Another Kind of Childcare

As your family planning begins, Jaime Zimmerman suggests opening a custodial account to protect your future child’s financial health.

As your family planning begins, Jaime Zimmerman suggests opening a custodial account to protect your future child’s financial health.

One of the basic rules of smart investing is to start early. And when it comes to saving for your child’s education, the earlier you start, the better. By setting up a custodial account, in which you or another adult is the custodian of a child’s investments, you can save for future college costs or accumulate enough resources to give the child the funds with which to set out in life as an adult. It’s a great tool for parents, grandparents or others to make gifts of cash or securities to children who are too young to handle such assets.

A custodial account is simple to open, but you should consider whether an UGMA (Uniform Gift to Minors Act) or UTMA (Uniform Transfer to Minors Act) account is the best choice.
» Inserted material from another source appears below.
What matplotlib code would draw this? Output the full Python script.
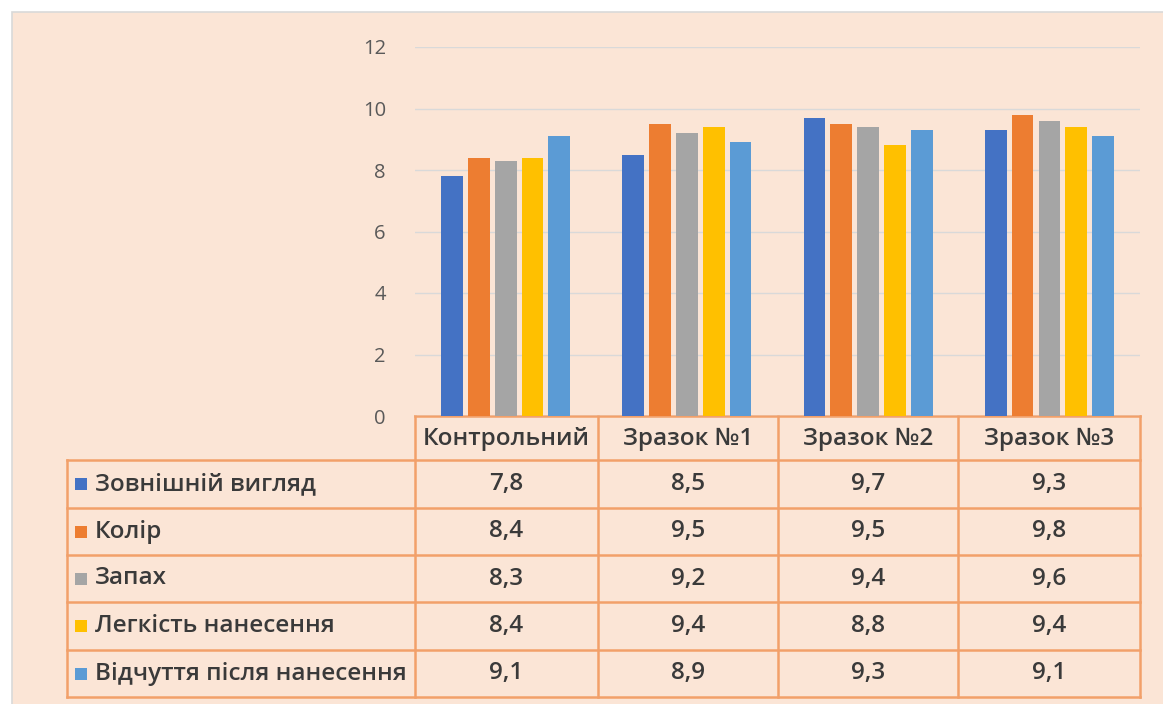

In either case, it’s important to understand that the property held in a custodial account is owned by the child. In other words, once the gift is made, you can’t take the money back. Once more, when the child turns 18 or 21 (depending on the state’s age of majority), they can use the money for anything they want. We sometimes call these the “Yale or Vail” accounts.

Another concern of gifting assets to your child is that income generated may be subject to the “kiddie tax.” If the child is under age 18 and has unearned income above a threshold of $1,700 (2007), that income will be taxed at the parent’s rate, not the child’s. In addition, the money in the account may count against the child when seeking financial aid for college. And if you’re concerned about your own estate taxes, then you should avoid naming yourself as the custodian. If you die before the account terminates, the account will be included in your estate for tax purposes.

So what are the advantages of custodial accounts? For starters, although there are no contribution limits to a custodial account, anyone can transfer up to $12,000 without federal gift-tax consequences and you can transfer cash and/or securities into their account. For some, this is a great estate-planning tool. Transferring a highly appreciated stock avoids a tax consequence for you especially if the custodial account will likely pay a much lower rate of tax when the security is sold. Remember though, that YOUR cost basis of a gifted security carries over to the child and will be used to determine the amount of gain for tax purposes.

Other benefits of the UGMA or UTMA are that you as custodian have control of the assets as long as the child’s a minor. And withdrawals are not restricted to higher-education uses either. Unlike some other options, you can use the money as needed as long as it benefits the child.

Before establishing a custodial account, you should determine if other options may be more appropriate. You may find it would be better to invest in a Coverdell ESA, a 529 plan or a trust. It’s also possible a traditional IRA or Roth IRA may be more appropriate. As always, consult with your tax and financial advisers to see what’s most appropriate for your situation.